I so enjoyed the theme of today’s general audience, especially a few of the Pope’s remarks in the full audience catechesis. Here is a sample (watch what he calls the devil!): “I consider it necessary to include at this point a reminder of an attitude essential if all the work done to discern for the best and take the good decision is not to be lost, and this would be the attitude of vigilance. We have done discernment, consolation and desolation; we have chosen something … everything is going well, but now, vigilance: the attitude of vigilance. Because in effect there is a risk, and it is that the “spoilsport”, that is, the Evil One, can ruin everything, making us go back to the beginning, indeed, in an even worse condition. And this happens, so we must be attentive and vigilant.”
Lots of good lessons in this papal talk on vigilance.
POPE AT AUDIENCE: A GOOD DISCIPLE IS VIGILANT
Pope Francis comes to “the final phase of catechesis on discernment” at the weekly General Audience, focusing his reflections on the importance of vigilance.
By Christopher Wells (vaticannews)
Over the course of the past few weeks, Pope Francis’ weekly catechesis has focused on different aspects of discernment, from prayer, self-knowledge, desire, and the “book of life”; to desolation and consolation, the matter of discernment; and, most recently, the confirmation that accompanies the choices made.
At Wednesday’s General Audience, Pope Francis began the “final phase of this journey of catechesis,” reflecting on the attitude of vigilance, an attitude essential to ensuring that the work of discernment is not in vain.
There is a genuine risk, the Pope explained, that the Evil One could “ruin everything,” leaving us even worse than we were to start with.
“This is why it is indispensable to be vigilant. Therefore, today it seemed appropriate to emphasize this attitude, which we all need for the discernment process to succeed.”
The good disciple is vigilant
The Holy Father pointed out that the Lord Himself, in the Gospels, insisted on the fact that “the good disciple is vigilant” and does not slumber, but instead remains “alert and ready to do his duty.” (CNA photo)
He recalled Jesus’ admonition, “Let your loins be girded and your lamps burning… blessed are those servants whom the master finds awake when he comes.” This, the Pope said, “is the frame of mind fo the Christians who await the final coming of the Lord; but can also be seen as the normal attitude to have in the conduct of life.”
Without vigilance, we risk everything
He warned, “If vigilance is lacking, there is a very high risk that all will be lost.” This risk is not primarily psychological, but spiritual, “a real snare of the evil spirit,” who waits till we become complacent in order to ensnare us.

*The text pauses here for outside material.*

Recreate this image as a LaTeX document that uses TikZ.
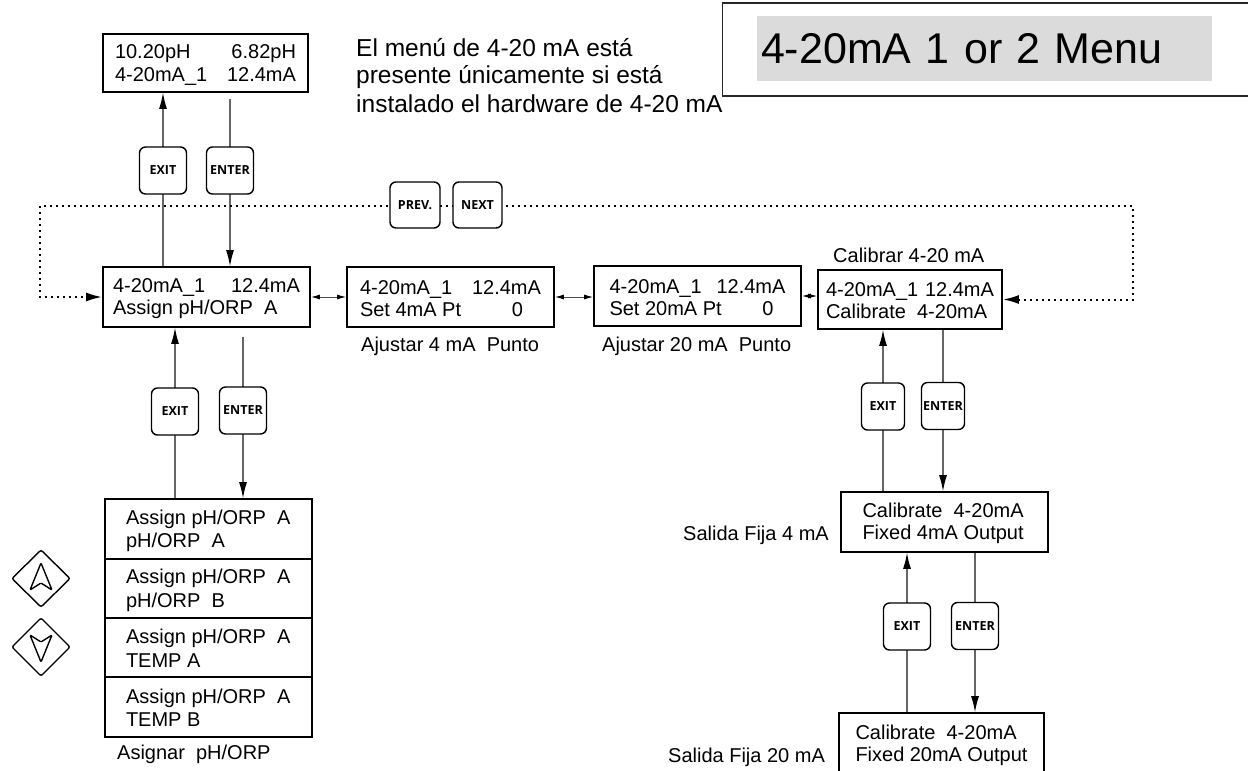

Turning to the Gospel passage chosen for Wednesday’s audience, Pope Francis noted that in the short parable that was proclaimed, the unclean spirit, having been cast out of the house, returns with seven spirits even worse than himself. “How is it possible for them to enter undisturbed?” the Pope asked. He explained that this came about because the homeowner had become complacent, in love with himself, and “had stopped waiting for the Lord.”
“When we trust too much in ourselves and not in God’s grace, then the Evil One finds the door open. So, he organizes the expedition and takes possession of that house.”
One must remain vigilant
It might seem impossible to fall from a good state to a state even worse than when one started, but it can and does happen, the Pope said. “Everyone can confirm this by thinking back on their own personal history.”
Pope Francis concluded, “It is not enough to carry out good discernment and to make a good choice. One must remain vigilant.”
“Vigilance is a sign of wisdom, it is above all a sign of humility, which is the high road of the Christian life.”